China Employment Contracts: Don’t Wait

Our China employment lawyers often get questions from employers on what they should do to onboard new hires. The number one rule with a new employees is to have a written employment contract with them, assuming you have already done the following:

  • You checked your new hire’s credentials, made sure his/her previous employment relationship ended properly (you usually can do this by checking your new hire’s proof of termination of employment relationship document), confirmed your new hire completed the hand-over and exit procedures required by his/her former employer, and made sure there are no encumbrances or restrictions on your new hire coming to work for you, such as a signed non-compete agreement;
  • You extended an offer letter to the new hire, which was accepted.

Do not wait until your new employee requests a written employment contract to present one. You essentially have only one month after hiring to ensure that your employee has entered into an appropriate written employment contract.
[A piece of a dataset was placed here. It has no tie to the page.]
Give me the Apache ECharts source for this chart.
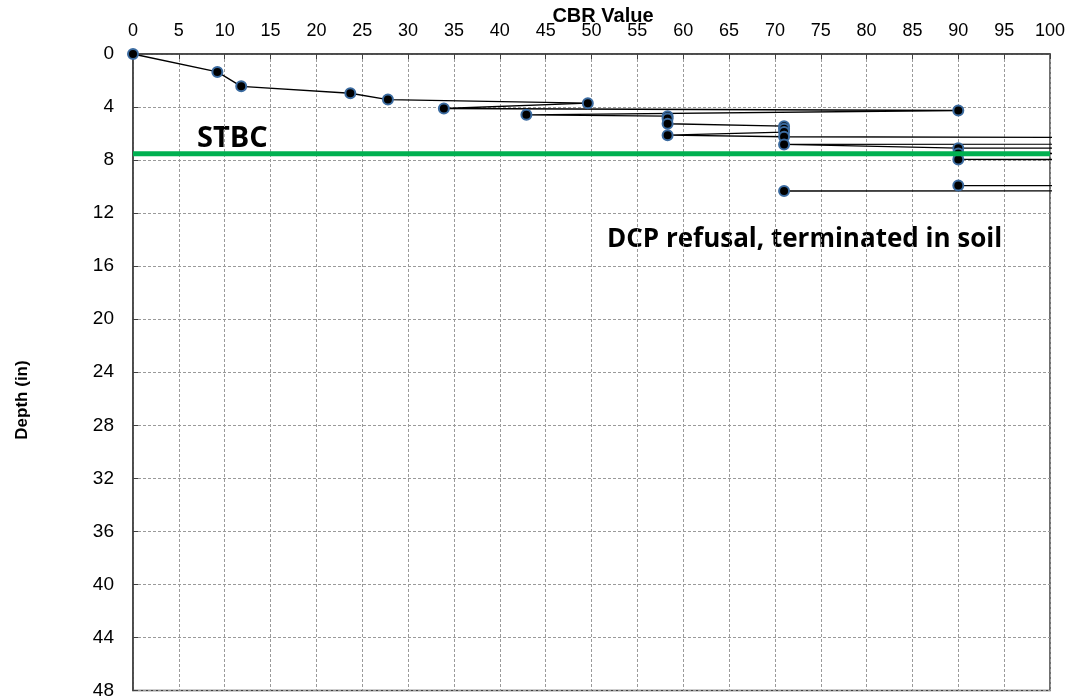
<!DOCTYPE html>
<html>
<head>
<meta charset="utf-8">
<script src="https://cdn.jsdelivr.net/npm/echarts@6/dist/echarts.min.js"></script>
<style>
html,body{margin:0;padding:0;background:#fff;}
#chart{width:1086px;height:700px;}
</style>
</head>
<body>
<div id="chart"></div>
<script>
// CBR value (x) and depth in inches (y), in blow order. Values above 100 run off the chart.
var cbrValues   = [0, 9.2, 11.8, 23.7, 27.8, 49.6, 33.9, 90, 42.9, 58.3, 58.3, 58.3, 71, 71, 71, 58.3, 71, 300, 71, 90, 500, 90, 500, 90, 800, 1500, 90, 1000, 71, 1000];
var depthValues = [0, 1.35, 2.44, 2.96, 3.44, 3.71, 4.11, 4.26, 4.59, 4.69, 4.86, 5.26, 5.44, 5.64, 5.89, 6.12, 6.24, 6.6, 6.82, 7.1, 7.25, 7.5, 7.6, 7.95, 8.5, 9.8, 9.92, 10.1, 10.33, 10.45];
var stbcDepth = 7.52;
var stbcRange = [0, 100];
var xTicks = {min: 0, max: 100, step: 5};
var yTicks = {min: 0, max: 48, step: 4};
var xTitle = 'CBR Value';
var yTitle = 'Depth (in)';
var stbcLabel = 'STBC';
var noteLabel = 'DCP refusal, terminated in soil';

var points = cbrValues.map(function (v, i) { return [v, depthValues[i]]; });
var stbcLine = stbcRange.map(function (v) { return [v, stbcDepth]; });

var chart = echarts.init(document.getElementById('chart'), null, {renderer: 'canvas'});
var gridLine = {show: true, lineStyle: {color: '#9a9a9a', width: 1, type: [3, 2]}};
chart.setOption({
  animation: false,
  backgroundColor: '#ffffff',
  grid: {left: 133, right: 36, top: 54, bottom: 9, show: true, borderColor: '#404040', borderWidth: 1.5, backgroundColor: 'transparent'},
  xAxis: {
    type: 'value', position: 'top', min: xTicks.min, max: xTicks.max, interval: xTicks.step,
    axisLine: {show: true, lineStyle: {color: '#404040', width: 1.5}},
    axisTick: {show: true, inside: true, length: 5, lineStyle: {color: '#404040'}},
    axisLabel: {margin: 14, fontFamily: 'Liberation Sans', fontSize: 18, color: '#000'},
    splitLine: gridLine
  },
  yAxis: {
    type: 'value', inverse: true, min: yTicks.min, max: yTicks.max, interval: yTicks.step,
    axisLine: {show: true, lineStyle: {color: '#404040', width: 1.5}},
    axisTick: {show: true, inside: true, length: 5, lineStyle: {color: '#404040'}},
    axisLabel: {margin: 19, fontFamily: 'Liberation Sans', fontSize: 19, color: '#000'},
    splitLine: gridLine
  },
  series: [
    {
      type: 'line', data: points, clip: true, z: 3,
      symbol: 'circle', symbolSize: 10, showAllSymbol: true,
      lineStyle: {color: '#000', width: 1.3},
      itemStyle: {color: '#000', borderColor: '#3b6ba0', borderWidth: 2}
    },
    {
      type: 'line', data: stbcLine, clip: true, z: 4,
      symbol: 'none',
      lineStyle: {color: '#00b050', width: 5}
    }
  ],
  graphic: [
    {type: 'text', x: 603, y: 16, style: {text: xTitle, font: 'bold 20px "Liberation Sans"', fill: '#000', textAlign: 'center', textVerticalAlign: 'middle'}},
    {type: 'text', x: 22, y: 400, rotation: Math.PI / 2, style: {text: yTitle, font: 'bold 17px "Liberation Sans"', fill: '#000', textAlign: 'center', textVerticalAlign: 'middle'}},
    {type: 'text', x: 197, y: 139, style: {text: stbcLabel, font: 'bold 29px "Open Sans"', fill: '#000', textAlign: 'left', textVerticalAlign: 'middle'}},
    {type: 'text', x: 607, y: 240, style: {text: noteLabel, font: 'bold 26px "Open Sans"', fill: '#000', textAlign: 'left', textVerticalAlign: 'middle'}}
  ]
});
</script>
</body>
</html>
It is therefore a best practice to get your employees to sign a written employment contract — along with a signed acknowledgement of having received your Employer Rules and Regulations — before they start working for you. Sometimes it may be impractical to do all this in the timeframe you have and it is better to wait than to get pressured into signing something you have not fully reviewed or fully understand. We have had to clean up too many sticky employment situations where foreign companies signed employment contracts drafted by their employee based on something downloaded from the Internet. You need to say no to such a contract, because any contract you sign will become a legally binding document and it is much more difficult for an employer to back out of such an agreement than for your employee.

If your employee is failing to sign your employment contract within the first month of employment, you should notify that employee in writing that you will terminate their employment before the first month is out unless they sign a written employment contract. This is usually necessary because in most places in China, once you go past a month without an employment contract with one of your employees, you will be at a perpetual disadvantage as against that employee.

Bottom line: The first month of your employee’s employment is critical. Having a high quality dual-language employment contract tailored for your industry and your locale in place before your employee’s first day at work will avert HR headaches down the road.